The Leaders Secretly Scheme
After developing several other projects with producer Neal H. Moritz, Pogue approached him about a thriller with a secret society as its center. He called the script The Skulls.
Moritz was immediately intrigued. "I loved the idea and really loved the script," he comments. "I was attracted to the milieu, and the characters were so compelling that I knew it would attract top young talent."
Having just completed a fruitful collaboration with director Rob Cohen on the critically-acclaimed, award-winning HBO movie The Rat Pack, Moritz showed him the script for The Skulls, and Cohen too was hooked.
Beyond the obvious thriller elements, for Cohen The Skulls asked some very tough questions about American society: Do we really live in a democracy or is there an elite, ruling class that runs everything?

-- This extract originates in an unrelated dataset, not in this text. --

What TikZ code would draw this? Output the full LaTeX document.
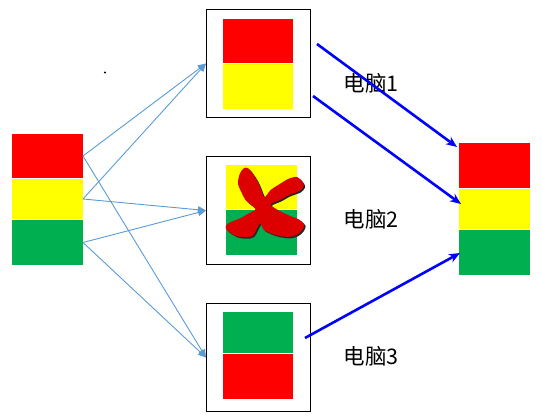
\documentclass[tikz,border=0pt]{standalone}
\usepackage{fontspec}
\newfontfamily\cjk{Noto Sans CJK SC}
\usetikzlibrary{arrows.meta}
\definecolor{rot}{HTML}{FF0000}
\definecolor{gelb}{HTML}{FFFF00}
\definecolor{gruen}{HTML}{00B050}
\definecolor{hellblau}{HTML}{5B9BD5}
\definecolor{kreuzrot}{HTML}{DD0000}
\begin{document}
\begin{tikzpicture}[
    x=1pt, y=-1pt,
    font=\cjk\fontsize{21.5}{24}\selectfont,
    seg/.style={anchor=north west, inner sep=0pt, outer sep=0pt, minimum width=71pt},
    rahmen/.style={draw=black, line width=1pt, anchor=north west, inner sep=0pt,
      minimum width=104pt, minimum height=108pt},
    duenn/.style={-{Triangle[length=8pt,width=7pt]}, draw=hellblau, line width=0.9pt},
    dick/.style={-{Stealth[length=11pt,width=9pt]}, draw=blue, line width=2.6pt}
  ]
  \useasboundingbox (0,0) rectangle (542,417);
  % linker Stapel
  \node[seg, fill=rot, minimum height=44pt] (lrot) at (12,134) {};
  \node[seg, fill=gelb, minimum height=40pt] (lgelb) at (12,179) {};
  \node[seg, fill=gruen, minimum height=45pt] (lgruen) at (12,220) {};
  % rechter Stapel
  \node[seg, fill=rot, minimum height=45pt] (rrot) at (459,143) {};
  \node[seg, fill=gelb, minimum height=40pt] (rgelb) at (459,189) {};
  \node[seg, fill=gruen, minimum height=45pt] (rgruen) at (459,230) {};
  % drei Rechner
  \node[rahmen] (pc1) at (206,9) {};
  \node[seg, fill=rot, minimum width=70pt, minimum height=44pt] (pc1a) at (223,19) {};
  \node[seg, fill=gelb, minimum width=70pt, minimum height=45pt] (pc1b) at (223,64) {};
  \node[rahmen] (pc2) at (206,156) {};
  \node[seg, fill=gelb, minimum height=44pt] (pc2a) at (226,165) {};
  \node[seg, fill=gruen, minimum height=45pt] (pc2b) at (226,210) {};
  \node[rahmen] (pc3) at (206,303) {};
  \node[seg, fill=gruen, minimum width=70pt, minimum height=41pt] (pc3a) at (223,312) {};
  \node[seg, fill=rot, minimum width=70pt, minimum height=45pt] (pc3b) at (223,354) {};
  % Kreuz
  \def\kreuzumriss{(245.3,167.7) (248.7,168.7) (252,172.7) (256.5,179.5) (260,187)
    (264.5,197) (270.3,190.3) (278.7,184.7) (288.7,178.7) (297,177) (302,181.3)
    (303.7,186) (299.5,191) (289,195) (280,200) (270.5,204.5) (278,210)
    (289,215.5) (299,219.5) (304.3,224.7) (302,230.3) (297,234.7) (288.7,237)
    (275.5,235) (264,230) (260,223.5) (253,235.5) (245.3,237.3) (236,236)
    (227,230.3) (226,225.3) (232,221.5) (240,218.5) (248.5,213.5) (255.5,209)
    (246,200.5) (241.3,192) (238,183.7) (239.3,175.3) (242,170)}
  \fill[black!85, shift={(1.4,1.4)}] plot[smooth cycle, tension=0.5] coordinates {\kreuzumriss};
  \fill[kreuzrot] plot[smooth cycle, tension=0.5] coordinates {\kreuzumriss};
  \fill (105,72.5) circle (1.1);
  % Beschriftung
  \node (t1) at (371,83) {电脑1};
  \node (t2) at (371,219) {电脑2};
  \node (t3) at (371,356) {电脑3};
  % Verteilung
  \draw[duenn] (lrot.east) -- (pc1.west);
  \draw[duenn] (lrot.east) -- (pc3.west);
  \draw[duenn] (lgelb.east) -- (pc1.west);
  \draw[duenn] (lgelb.east) -- (pc2.west);
  \draw[duenn] (lgruen.east) -- (pc2.west);
  \draw[duenn] (lgruen.east) -- (pc3.west);
  % Ruecklauf
  \coordinate (s1) at (317,44);
  \coordinate (s2) at (313,96);
  \coordinate (s3) at (305,338);
  \coordinate (e1) at (457,147);
  \coordinate (e2) at (461,204);
  \coordinate (e3) at (460,253);
  \draw[dick] (s1) -- (e1);
  \draw[dick] (s2) -- (e2);
  \draw[dick] (s3) -- (e3);
\end{tikzpicture}
\end{document}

And if they do, what price would someone pay to become a member of the elite?
"Pogue's script was an exciting read," says Cohen. "I knew this Ivy League world first-hand, and thought I could weave these wonderful characters into an exciting, non-stop thriller that actually has something on its mind. My only question to Neal (Moritz) was, 'When do we start?'"
The answer was right away, since Moritz had recently put the finishing touches on a new financial partnership with Newmarket Capital Group. The project was immediately green-lit and pre-production commenced.
Both Moritz and Cohen believed The Skulls was a powerful subject for the core teen movie-going audience.
"I was very interested in doing a movie about young people," says Cohen, "because they are very loyal moviegoers and the material that is aimed at them is often very superficial: getting the girl, having sex, going to the prom. But here was an interesting, morally complex tale, that in a way speaks to many of the issues young men and women are faced with as they start out in life-friendship, loyalty, ambition, success."
Moritz, who has gained ample experience in the teen market by producing such blockbuster thrillers as I Know What You Did Last Summer and Cruel Intentions, believes that Pogue's script represents a step forward in the genre.
"I've done a lot of teen films and my feeling is if we are going to make a film that is directed towards young audiences, we have to give them something different. Teenagers are very sophisticated and media savvy. They demand and expect movies with edge and excitement."